Find the dimensions of an isosceles triangle of least area that can be circumscribed about a circle of radius R.

Homework Equations

Let a,b, and c denote the lengths of the sides of this triangle and c=b. Then the angles opposite these sides are A, B and C respectively, (B=C). Let B' be the angle between the radius R and the side a. See attached figure.

The Attempt at a Solution

The quantity to be minimumized is the area of the triangle. I am not too sure how to go about this but the area of the triangle $$S=\frac{a}{2}(R+R \sin(B'))$$. Now 2B'+2A=pi, therefore $$B' =\frac{\pi}{2}-A \mbox{ therefore} \sin (B') = \sin(\frac{\pi}{2}-A) = \sin(\frac{\pi}{2}+A)$$. Therefore $$S=\frac{a}{2}R(1+\sin(\frac{\pi}{2}+A))$$.
If I differentiate this implicitly I get $$\frac{a}{2}+\frac{a}{2}R\frac{d}{dR}R \sin(\frac{\pi}{2}+A) + \frac{a}{2} \sin(\frac{\pi}{2}+A)=0$$.
I need to find an expression for the $$\sin(\frac{\pi}{2}+A)$$. I cannot see one suitable.
thanks for helping.

 

[LCKurtz]

I notice that only 5 people (6 counting me) have viewed your document. Most people will not go to the trouble of opening a Word document to see a simple figure. Had more people looked, you might have learned sooner that you are trying to work the wrong problem. The question asks for a triangle circumscribed about the circle, not inscribed as you have pictured.

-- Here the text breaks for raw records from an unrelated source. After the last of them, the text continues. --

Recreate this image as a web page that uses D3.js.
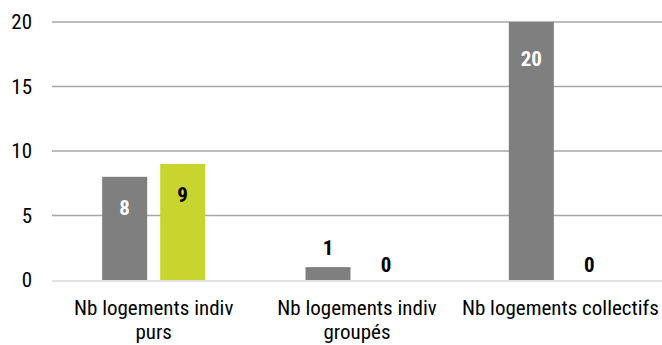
<!DOCTYPE html>
<html><head><meta charset="utf-8">
<script src="https://cdn.jsdelivr.net/npm/d3@7"></script>
<style>
body{margin:0;background:#fff;}
svg{display:block;}
text{font-family:"Roboto Condensed","Roboto",sans-serif;}
</style></head>
<body><svg id="c" width="662" height="345"></svg>
<script>
const categories = [["Nb logements indiv","purs"],["Nb logements indiv","groupés"],["Nb logements collectifs"]];
const series1 = [8, 1, 20];
const series2 = [9, 0, 0];
const yTicks = [0, 5, 10, 15, 20];
const colors = ["#7f7f7f", "#c8d52f"];
const labelColors = ["#ffffff", "#000000"];

const W = 662, H = 345;
const m = {left: 52, right: 0, top: 22, bottom: 65};
const svg = d3.select("#c");
const x = d3.scaleBand().domain(d3.range(categories.length)).range([m.left, W - m.right]);
const y = d3.scaleLinear().domain([0, 20]).range([H - m.bottom - 0, m.top]);

// gridlines
svg.append("g").selectAll("line").data(yTicks.filter(t => t > 0)).join("line")
  .attr("x1", m.left).attr("x2", W).attr("y1", d => y(d)).attr("y2", d => y(d))
  .attr("stroke", "#a6a6a6").attr("stroke-width", 1.5);
svg.append("line").attr("x1", m.left).attr("x2", W).attr("y1", y(0)+1).attr("y2", y(0)+1)
  .attr("stroke", "#d9d9d9").attr("stroke-width", 1.5);

// y axis labels
const yAxis = d3.axisLeft(y).tickValues(yTicks).tickSize(0).tickPadding(20);
const ga = svg.append("g").attr("transform", `translate(${m.left},0)`).call(yAxis);
ga.select(".domain").remove();
ga.selectAll("text").attr("font-size", 21).attr("fill", "#000")
  .style("font-family", '"Roboto Condensed","Roboto",sans-serif');

const bw = 45, gap = 13;
const seriesList = [series1, series2];
seriesList.forEach((s, si) => {
  const g = svg.append("g");
  const xpos = i => x(i) + x.bandwidth()/2 - (bw*2+gap)/2 + si*(bw+gap);
  g.selectAll("rect").data(s).join("rect")
    .attr("x", (d,i) => xpos(i)).attr("width", bw)
    .attr("y", d => y(d)).attr("height", d => y(0) - y(d))
    .attr("fill", colors[si]);
  g.selectAll("text").data(s).join("text")
    .attr("text-anchor", "middle")
    .attr("font-weight", "bold").attr("font-size", 21)
    .attr("transform", (d,i) => {
      const cx = xpos(i) + bw/2;
      let by;
      if (d >= 3) by = y(d) + 34 + d*0.5;
      else if (d > 0) by = y(d) - 12.5;
      else by = y(0) - 8.5;
      return `translate(${cx},${by})`;
    })
    .attr("fill", d => d >= 3 ? labelColors[si] : "#000")
    .text(d => d);
});

// category labels
const cg = svg.append("g");
categories.forEach((lines, i) => {
  lines.forEach((l, li) => {
    cg.append("text").attr("text-anchor", "middle").attr("font-size", 21).attr("fill", "#000")
      .attr("transform", `translate(${x(i)+x.bandwidth()/2},${314.5 + li*24})`)
      .text(l);
  });
});
</script></body></html>
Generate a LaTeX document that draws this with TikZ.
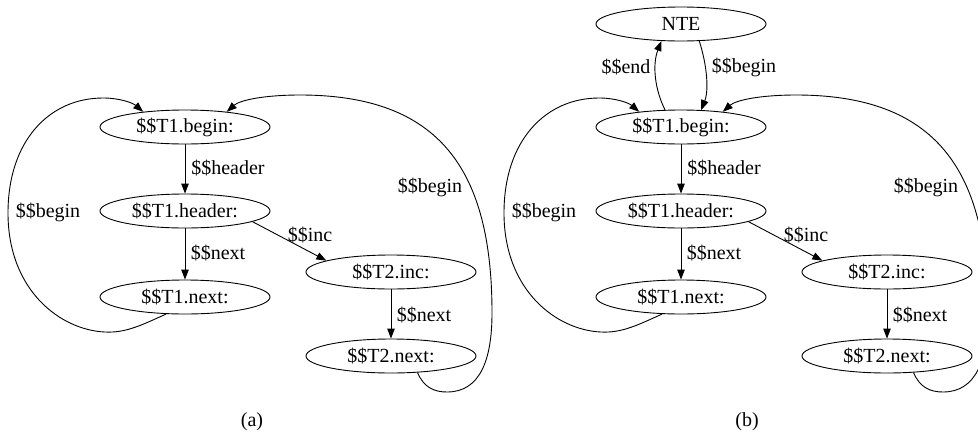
\documentclass[tikz,border=0pt]{standalone}
\usepackage{fontspec}
\setmainfont{Liberation Serif}
\usetikzlibrary{shapes.geometric,arrows.meta}
\tikzset{
  st/.style={draw, ellipse, minimum width=170pt, minimum height=34pt, inner sep=0pt, line width=0.9pt, font=\fontsize{20}{24}\selectfont},
  lbl/.style={inner sep=0pt, font=\fontsize{20}{24}\selectfont},
  captxt/.style={inner sep=0pt, font=\fontsize{20}{24}\selectfont},
  conn/.style={line width=0.9pt, -{Triangle[length=10pt,width=7.5pt]}}
}
\begin{document}
\begin{tikzpicture}[x=1pt,y=-1pt]
\useasboundingbox (0,0) rectangle (978,437);
\clip (0,0) rectangle (978,437);
% ---------------- panel (a)
\node[st] (a-t1b) at (185,127) {\$\$T1.begin:};
\node[st] (a-t1h) at (185,211) {\$\$T1.header:};
\node[st] (a-t1n) at (185,297) {\$\$T1.next:};
\node[st] (a-t2i) at (391,272) {\$\$T2.inc:};
\node[st] (a-t2n) at (391,356) {\$\$T2.next:};
\draw[conn] (a-t1b) -- (a-t1h);
\draw[conn] (a-t1h) -- (a-t1n);
\draw[conn] (a-t1h.-9) -- (a-t2i.170);
\draw[conn] (a-t2i) -- (a-t2n);
\draw[conn] (a-t1n.222) .. controls (140,326) and (125,333) .. (105,332)
  .. controls (60,330) and (8,290) .. (8,213)
  .. controls (8,140) and (50,98) .. (103,98)
  .. controls (120,98) and (133,103) .. (a-t1b.160);
\draw[conn] (a-t2n.-32) .. controls (424,388) and (435,392) .. (447,392)
  .. controls (480,392) and (492,360) .. (492,313)
  .. controls (492,170) and (440,95) .. (300,95)
  .. controls (265,95) and (240,100) .. (a-t1b.20);
\node[lbl] (a-lhead) at (228,168) {\$\$header};
\node[lbl] (a-lnext1) at (218,253) {\$\$next};
\node[lbl] (a-linc) at (310,235) {\$\$inc};
\node[lbl] (a-lnext2) at (424,315) {\$\$next};
\node[lbl] (a-lbegr) at (430,187) {\$\$begin};
\node[lbl] (a-lbegl) at (48,212) {\$\$begin};
\node[captxt] (a-cap) at (252,422) {(a)};
% ---------------- panel (b)
\begin{scope}[xshift=496pt]
\node[st] (b-nte) at (185,24) {NTE};
\node[st] (b-t1b) at (185,127) {\$\$T1.begin:};
\node[st] (b-t1h) at (185,211) {\$\$T1.header:};
\node[st] (b-t1n) at (185,297) {\$\$T1.next:};
\node[st] (b-t2i) at (391,272) {\$\$T2.inc:};
\node[st] (b-t2n) at (391,356) {\$\$T2.next:};
\draw[conn] (b-t1b) -- (b-t1h);
\draw[conn] (b-t1h) -- (b-t1n);
\draw[conn] (b-t1h.-9) -- (b-t2i.170);
\draw[conn] (b-t2i) -- (b-t2n);
\draw[conn] (b-t1b.133) .. controls (159,90) and (156,65) .. (b-nte.-139);
\draw[conn] (b-nte.-43) .. controls (211,65) and (213,90) .. (b-t1b.40);
\draw[conn] (b-t1n.222) .. controls (140,326) and (125,333) .. (105,332)
  .. controls (60,330) and (8,290) .. (8,213)
  .. controls (8,140) and (50,98) .. (103,98)
  .. controls (120,98) and (133,103) .. (b-t1b.160);
\draw[conn] (b-t2n.-32) .. controls (424,388) and (435,392) .. (447,392)
  .. controls (480,392) and (492,360) .. (492,313)
  .. controls (492,170) and (440,95) .. (300,95)
  .. controls (265,95) and (240,100) .. (b-t1b.20);
\node[lbl] (b-lend) at (130,67) {\$\$end};
\node[lbl] (b-lbegn) at (248,67) {\$\$begin};
\node[lbl] (b-lhead) at (228,168) {\$\$header};
\node[lbl] (b-lnext1) at (218,253) {\$\$next};
\node[lbl] (b-linc) at (310,235) {\$\$inc};
\node[lbl] (b-lnext2) at (424,315) {\$\$next};
\node[lbl] (b-lbegr) at (430,187) {\$\$begin};
\node[lbl] (b-lbegl) at (48,212) {\$\$begin};
\node[captxt] (b-cap) at (251,422) {(b)};
\end{scope}
\end{tikzpicture}
\end{document}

If you think about it the minimum area inscribed such "triangle" would have area 0.

 

[John O' Meara]

Thanks for the reply. I hope the new word attachment has the situtation described correctly. I still have the problem of finding the minimized area of this triangle though. The area of the triangle is $$T = \frac{a}{2} b \sin(C)$$ I have a,b and sinC to express in terms of the radius of the circle R. or what should my approach be? Maybe I should differentiate implicitly the area, T, first, and then substitute in expressions for a, b, sinC. Finding suitable expressions is the problem for me. Thanks in advance.

 

[John O' Meara]

I do not know why this new attachment didn't post in my last post.

 

[John O' Meara]

$$T=\frac{a}{2} c \sin(B) \mbox{therefore we have } T = \frac{a}{2} c \frac{x+2R}{c}$$ The c's cancel out, now the problem is to find an expression for a from the figure in terms of x and R only? Or is there a more simple way to do this?

 

[John O' Meara]

Ok, I found another formula for the area of this triangle area =R*s, where R =radius of the circle just touching each of the sides and lies inside the triangle, and $$s = \frac{a+b+c}{2}$$, but if you differentiate this w.r.t., R and put result equal to 0, you get s=0 i.e., $$\frac{a+2b}{2}=0$$ Then a=-2b clearly wrong. Please help and Thanks very much for the help.